Engine Room in the Heineken Brewery in Amsterdam
pastel on paper in wooden frame
h 78.8 x w 103.4 cm
In 1983-1984 the artist Bessel Kok (1927-1991) drew at Heineken in Amsterdam. He was particularly fascinated by the equipment and processes, as here in the boiler house, the engine room of the brewery. In this pastel, Kok depicted storage tanks on the right and seven beer casks in the foreground. The carbon dioxide tank can be seen in the background.
For a year, Kok could be found almost daily, punctually, from 9 to 5, in the company buildings on Stadhouderskade. Like a ‘journalist in images,’ he made the drawings with pastel crayons on his easel in the machine room, but also in the brew house, the lagering cellars and the bottling plant. Curious Heineken employees regularly stopped by to have a look and a chat. Kok was asked all sorts of questions: about his life as an artist, his own work and about what he thought they did in the brewery.
One question always recurred: ‘why do you do this work?’ Bessel Kok was originally a portrait painter. He combined his interest in people with a fascination for machines in the chalk drawings of the brewery interiors. He became increasingly intrigued by the working atmosphere and the attention with which people dealt with their materials and machines. It turned out to be a fount of inspiration.
The drawings were first shown to employees in the company canteen on Van der Helststraat. Eight works were purchased and included in the Heineken Collection. An exhibition in the Heineken Gallery followed in the autumn of 1984. This was located on the ground floor of the bottling plant on Ferdinand Bolstraat. The Gallery’s spiritual father was sculptor-painter Henk Hesselius. In 1965 he persuaded the management to permanently allocate Heineken’s commercial ‘window display’ to exhibitions of contemporary visual artists. One of the first lucky ones in 1966 was... Bessel Kok.

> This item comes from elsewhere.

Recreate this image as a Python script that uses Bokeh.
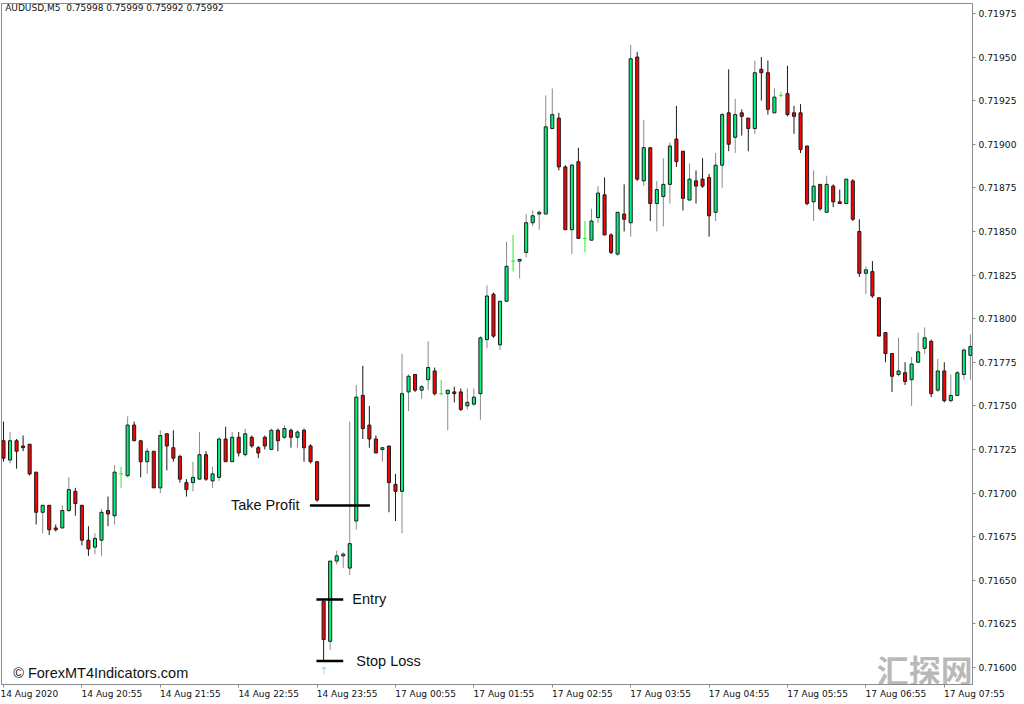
from bokeh.plotting import figure
from bokeh.models import Range1d, FixedTicker, PrintfTickFormatter, ColumnDataSource
from bokeh.core.properties import value
from bokeh.embed import file_html
from bokeh.resources import INLINE

# ---------------- data (AUDUSD M5, 14 Aug 2020 19:55 -> 17 Aug 2020 08:15) ----------------
opens = [0.71730, 0.71719, 0.71730, 0.71727, 0.71728, 0.71712, 0.71689, 0.71693, 0.71680, 0.71680,
         0.71690, 0.71701, 0.71693, 0.71673, 0.71669, 0.71673, 0.71690, 0.71687, 0.71711, 0.71710,
         0.71739, 0.71730, 0.71718, 0.71724, 0.71703, 0.71734, 0.71726, 0.71721, 0.71706, 0.71706,
         0.71708, 0.71722, 0.71707, 0.71709, 0.71731, 0.71718, 0.71732, 0.71722, 0.71732, 0.71726,
         0.71732, 0.71725, 0.71736, 0.71732, 0.71736, 0.71732, 0.71736, 0.71727, 0.71718, 0.71638,
         0.71615, 0.71661, 0.71664, 0.71657, 0.71684, 0.71756, 0.71739, 0.71731, 0.71725, 0.71727,
         0.71705, 0.71701, 0.71758, 0.71768, 0.71759, 0.71765, 0.71770, 0.71757, 0.71757, 0.71758,
         0.71758, 0.71750, 0.71751, 0.71757, 0.71788, 0.71814, 0.71785, 0.71810, 0.71833, 0.71833,
         0.71838, 0.71855, 0.71860, 0.71860, 0.71909, 0.71915, 0.71887, 0.71851, 0.71890, 0.71846,
         0.71845, 0.71858, 0.71871, 0.71848, 0.71837, 0.71860, 0.71855, 0.71950, 0.71879, 0.71898,
         0.71866, 0.71870, 0.71877, 0.71903, 0.71896, 0.71868, 0.71879, 0.71880, 0.71881, 0.71861,
         0.71888, 0.71918, 0.71904, 0.71918, 0.71915, 0.71909, 0.71943, 0.71941, 0.71918, 0.71928,
         0.71929, 0.71918, 0.71918, 0.71899, 0.71867, 0.71877, 0.71861, 0.71876, 0.71867, 0.71866,
         0.71879, 0.71850, 0.71826, 0.71827, 0.71812, 0.71792, 0.71780, 0.71768, 0.71769, 0.71765,
         0.71775, 0.71783, 0.71787, 0.71759, 0.71770, 0.71753, 0.71756, 0.71768, 0.71779]

highs = [0.71741, 0.71735, 0.71731, 0.71733, 0.71728, 0.71712, 0.71693, 0.71693, 0.71682, 0.71693,
         0.71709, 0.71703, 0.71693, 0.71681, 0.71677, 0.71691, 0.71698, 0.71716, 0.71715, 0.71744,
         0.71741, 0.71730, 0.71726, 0.71724, 0.71736, 0.71734, 0.71736, 0.71722, 0.71708, 0.71718,
         0.71735, 0.71724, 0.71715, 0.71732, 0.71738, 0.71735, 0.71735, 0.71737, 0.71733, 0.71727,
         0.71733, 0.71737, 0.71737, 0.71739, 0.71737, 0.71736, 0.71737, 0.71728, 0.71718, 0.71638,
         0.71661, 0.71667, 0.71666, 0.71741, 0.71762, 0.71773, 0.71750, 0.71733, 0.71726, 0.71727,
         0.71711, 0.71780, 0.71768, 0.71768, 0.71762, 0.71787, 0.71772, 0.71765, 0.71759, 0.71761,
         0.71760, 0.71760, 0.71760, 0.71790, 0.71819, 0.71815, 0.71810, 0.71844, 0.71848, 0.71834,
         0.71860, 0.71862, 0.71862, 0.71928, 0.71932, 0.71918, 0.71888, 0.71889, 0.71898, 0.71856,
         0.71863, 0.71876, 0.71881, 0.71849, 0.71861, 0.71877, 0.71957, 0.71953, 0.71914, 0.71898,
         0.71879, 0.71892, 0.71901, 0.71922, 0.71896, 0.71889, 0.71885, 0.71892, 0.71883, 0.71895,
         0.71918, 0.71943, 0.71926, 0.71920, 0.71915, 0.71948, 0.71950, 0.71948, 0.71932, 0.71930,
         0.71945, 0.71922, 0.71923, 0.71899, 0.71885, 0.71877, 0.71882, 0.71877, 0.71874, 0.71880,
         0.71880, 0.71857, 0.71830, 0.71833, 0.71812, 0.71792, 0.71780, 0.71789, 0.71775, 0.71778,
         0.71792, 0.71795, 0.71788, 0.71777, 0.71775, 0.71768, 0.71770, 0.71783, 0.71791]

lows = [0.71718, 0.71717, 0.71714, 0.71724, 0.71710, 0.71682, 0.71677, 0.71676, 0.71678, 0.71680,
        0.71689, 0.71687, 0.71670, 0.71664, 0.71665, 0.71664, 0.71681, 0.71682, 0.71703, 0.71709,
        0.71730, 0.71709, 0.71711, 0.71703, 0.71700, 0.71713, 0.71718, 0.71706, 0.71698, 0.71701,
        0.71708, 0.71707, 0.71703, 0.71707, 0.71718, 0.71718, 0.71721, 0.71721, 0.71726, 0.71720,
        0.71725, 0.71725, 0.71724, 0.71731, 0.71726, 0.71726, 0.71718, 0.71717, 0.71695, 0.71604,
        0.71610, 0.71659, 0.71657, 0.71653, 0.71679, 0.71731, 0.71726, 0.71723, 0.71718, 0.71689,
        0.71684, 0.71677, 0.71747, 0.71758, 0.71754, 0.71759, 0.71756, 0.71756, 0.71736, 0.71752,
        0.71747, 0.71748, 0.71750, 0.71742, 0.71783, 0.71789, 0.71782, 0.71810, 0.71827, 0.71823,
        0.71835, 0.71853, 0.71851, 0.71860, 0.71909, 0.71885, 0.71851, 0.71837, 0.71846, 0.71838,
        0.71845, 0.71855, 0.71848, 0.71837, 0.71836, 0.71850, 0.71847, 0.71879, 0.71876, 0.71856,
        0.71850, 0.71853, 0.71866, 0.71887, 0.71862, 0.71868, 0.71866, 0.71875, 0.71847, 0.71856,
        0.71875, 0.71896, 0.71895, 0.71905, 0.71896, 0.71906, 0.71925, 0.71917, 0.71918, 0.71927,
        0.71916, 0.71906, 0.71895, 0.71865, 0.71856, 0.71862, 0.71861, 0.71864, 0.71866, 0.71866,
        0.71856, 0.71824, 0.71814, 0.71812, 0.71790, 0.71775, 0.71758, 0.71767, 0.71762, 0.71750,
        0.71775, 0.71780, 0.71755, 0.71758, 0.71752, 0.71752, 0.71756, 0.71765, 0.71765]

closes = [0.71720, 0.71730, 0.71724, 0.71726, 0.71711, 0.71689, 0.71693, 0.71679, 0.71679, 0.71690,
          0.71702, 0.71694, 0.71673, 0.71668, 0.71674, 0.71689, 0.71688, 0.71712, 0.71711, 0.71739,
          0.71730, 0.71718, 0.71724, 0.71703, 0.71733, 0.71727, 0.71720, 0.71708, 0.71702, 0.71709,
          0.71722, 0.71708, 0.71711, 0.71731, 0.71718, 0.71732, 0.71723, 0.71734, 0.71727, 0.71723,
          0.71727, 0.71736, 0.71730, 0.71737, 0.71732, 0.71735, 0.71726, 0.71718, 0.71696, 0.71616,
          0.71661, 0.71664, 0.71665, 0.71671, 0.71755, 0.71737, 0.71731, 0.71723, 0.71726, 0.71706,
          0.71701, 0.71757, 0.71767, 0.71759, 0.71761, 0.71772, 0.71757, 0.71757, 0.71759, 0.71757,
          0.71748, 0.71752, 0.71755, 0.71789, 0.71813, 0.71790, 0.71810, 0.71830, 0.71833, 0.71834,
          0.71855, 0.71859, 0.71861, 0.71910, 0.71917, 0.71887, 0.71851, 0.71888, 0.71846, 0.71846,
          0.71856, 0.71872, 0.71848, 0.71838, 0.71861, 0.71857, 0.71949, 0.71880, 0.71898, 0.71866,
          0.71874, 0.71877, 0.71899, 0.71890, 0.71869, 0.71880, 0.71876, 0.71876, 0.71859, 0.71888,
          0.71917, 0.71900, 0.71917, 0.71916, 0.71909, 0.71941, 0.71941, 0.71920, 0.71927, 0.71928,
          0.71917, 0.71916, 0.71897, 0.71866, 0.71876, 0.71863, 0.71877, 0.71867, 0.71866, 0.71880,
          0.71857, 0.71826, 0.71828, 0.71813, 0.71790, 0.71780, 0.71767, 0.71770, 0.71764, 0.71774,
          0.71781, 0.71789, 0.71757, 0.71770, 0.71753, 0.71756, 0.71769, 0.71782, 0.71784]

time_tick_bars = [0, 12, 24, 36, 48, 60, 72, 84, 96, 108, 120, 132, 144]
time_tick_labels = ["14 Aug 2020", "14 Aug 20:55", "14 Aug 21:55", "14 Aug 22:55", "14 Aug 23:55",
                    "17 Aug 00:55", "17 Aug 01:55", "17 Aug 02:55", "17 Aug 03:55", "17 Aug 04:55",
                    "17 Aug 05:55", "17 Aug 06:55", "17 Aug 07:55"]
price_ticks = [0.71600, 0.71625, 0.71650, 0.71675, 0.71700, 0.71725, 0.71750, 0.71775,
               0.71800, 0.71825, 0.71850, 0.71875, 0.71900, 0.71925, 0.71950, 0.71975]

tp_level = 0.716929
entry_level = 0.716390
sl_level = 0.716037
signal_bar = 49

header_text = "AUDUSD,M5\u00a0 0.75998 0.75999 0.75992 0.75992"

# ---------------- colours ----------------
BULL = "#00f57f"
BEAR = "#ff0000"
DOJI = "#22ee22"
BULL_WICK = "#8a8a8a"
BEAR_WICK = "#1a1a1a"
FRAME = "#8c8c8c"

n = len(opens)
xs = list(range(n))

def split(cond):
    ids = [i for i in xs if cond(i)]
    return dict(
        x=ids,
        top=[max(opens[i], closes[i]) for i in ids],
        bottom=[min(opens[i], closes[i]) for i in ids],
        high=[highs[i] for i in ids],
        low=[lows[i] for i in ids],
        xl=[i - 0.28 for i in ids],
        xr=[i + 0.28 for i in ids],
        o=[opens[i] for i in ids],
    )

bull = ColumnDataSource(split(lambda i: closes[i] > opens[i]))
bear = ColumnDataSource(split(lambda i: closes[i] < opens[i]))
doji = ColumnDataSource(split(lambda i: closes[i] == opens[i]))

p = figure(width=1024, height=704,
           x_range=Range1d(-0.306, 148.32), y_range=Range1d(0.7159025, 0.719807),
           y_axis_location="right", output_backend="svg", toolbar_location=None,
           min_border_left=1, min_border_top=3, min_border_right=52, min_border_bottom=20,
           background_fill_color="white", border_fill_color="white")

p.xgrid.visible = False
p.ygrid.visible = False
p.outline_line_color = FRAME
p.outline_line_width = 1

# y axis (right)
yax = p.yaxis[0]
yax.ticker = FixedTicker(ticks=price_ticks)
yax.formatter = PrintfTickFormatter(format="%.5f")
yax.axis_line_color = FRAME
yax.major_tick_line_color = FRAME
yax.major_tick_out = 3
yax.major_tick_in = 0
yax.minor_tick_out = 0
yax.minor_tick_in = 0
yax.major_label_standoff = 3
yax.major_label_text_font = "DejaVu Sans"
yax.major_label_text_font_size = "9.2px"
yax.major_label_text_color = "#111111"

# x axis (bottom): MT4 puts each date/time label to the right of its tick.
# Bokeh centres axis labels, so the labels get a leading pad of no-break spaces
# of about the label's own width (the first one is kept inside the canvas by Bokeh).
PAD = "\u00a0" * 21
xax = p.xaxis[0]
xax.ticker = FixedTicker(ticks=time_tick_bars)
xax.major_label_overrides = {b: (t if k == 0 else PAD + t)
                             for k, (b, t) in enumerate(zip(time_tick_bars, time_tick_labels))}
xax.major_label_text_font = "DejaVu Sans"
xax.major_label_text_font_size = "9px"
xax.major_label_text_color = "#111111"
xax.axis_line_color = FRAME
xax.major_tick_line_color = FRAME
xax.major_tick_out = 3
xax.major_tick_in = 0
xax.minor_tick_out = 0
xax.minor_tick_in = 0
xax.major_label_standoff = 1

# candles: wicks
p.segment(x0="x", y0="low", x1="x", y1="high", source=bull, line_color=BULL_WICK, line_width=1)
p.segment(x0="x", y0="low", x1="x", y1="high", source=bear, line_color=BEAR_WICK, line_width=1)
p.segment(x0="x", y0="low", x1="x", y1="high", source=doji, line_color=DOJI, line_width=1)
# bodies
p.vbar(x="x", width=0.47, top="top", bottom="bottom", source=bull,
       fill_color=BULL, line_color="#1a1a1a", line_width=1)
p.vbar(x="x", width=0.47, top="top", bottom="bottom", source=bear,
       fill_color=BEAR, line_color="#1a1a1a", line_width=1)
p.segment(x0="xl", y0="o", x1="xr", y1="o", source=doji, line_color=DOJI, line_width=1)

# trade levels
p.segment(x0=[46.9], y0=[tp_level], x1=[56.1], y1=[tp_level], line_color="black", line_width=2.5)
p.segment(x0=[47.9, 47.9], y0=[entry_level, sl_level], x1=[52.0, 52.0], y1=[entry_level, sl_level],
          line_color="black", line_width=2.5)

lbl_font = value("Liberation Sans")
lbl_size = value("14.5px")
p.text(x=[45.3], y=[tp_level], text=["Take Profit"], text_align="right", text_baseline="middle",
       text_font=lbl_font, text_font_size=lbl_size, text_color="#111111")
p.text(x=[53.4], y=[entry_level], text=["Entry"], text_align="left", text_baseline="middle",
       text_font=lbl_font, text_font_size=lbl_size, text_color="#111111")
p.text(x=[54.0], y=[sl_level], text=["Stop Loss"], text_align="left", text_baseline="middle",
       text_font=lbl_font, text_font_size=lbl_size, text_color="#111111")
p.text(x=[1.48], y=[0.715969], text=["© ForexMT4Indicators.com"], text_align="left",
       text_baseline="middle", text_font=lbl_font, text_font_size=lbl_size, text_color="#111111")

# signal arrow under the entry bar
p.text(x=[signal_bar], y=[0.715980], text=["↑"], text_align="center", text_baseline="middle",
       text_font=value("DejaVu Sans"), text_font_size=value("10px"), text_color="#9fd0ee")

# header
p.text(x=[0.26], y=[0.719783], text=[header_text], text_align="left", text_baseline="middle",
       text_font=value("DejaVu Sans"), text_font_size=value("9px"), text_color="#111111")

# watermark
p.text(x=[141.0], y=[0.715990], text=["汇探网"], text_align="center", text_baseline="middle",
       text_font=value("Noto Sans CJK SC"), text_font_size=value("32px"), text_font_style="bold",
       text_color="#8a8a8a", text_alpha=0.6)

open("out.html", "w").write(file_html(p, INLINE))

Together with Ad Sinkeldam of Heineken’s advertising service and press officer Robert Elfrink, Hesselius was the driving force behind this successful initiative for years. In the beginning, he had to call fellow artists himself to ask if they would like to exhibit at Heineken; however, by the copper jubilee in 1978 he said that they could hardly handle the requests anymore, about 200 a year. Amsterdammers came by tram from all corners of the city when a new exhibition was on display. By the time of Bessel Kok’s solo show in 1984, it was impossible to imagine the street scene without the ‘showcase.’
End in sight
In 1990, Hesselius could look back on a quarter century of artistic excitement and variety. Some ten exhibitions a year, up to and including ‘living galleries’ with performances. Unfortunately, the end was in sight: due to the relocation of the brewing activities to Zoeterwoude, the bottling plant was demolished, including the street gallery.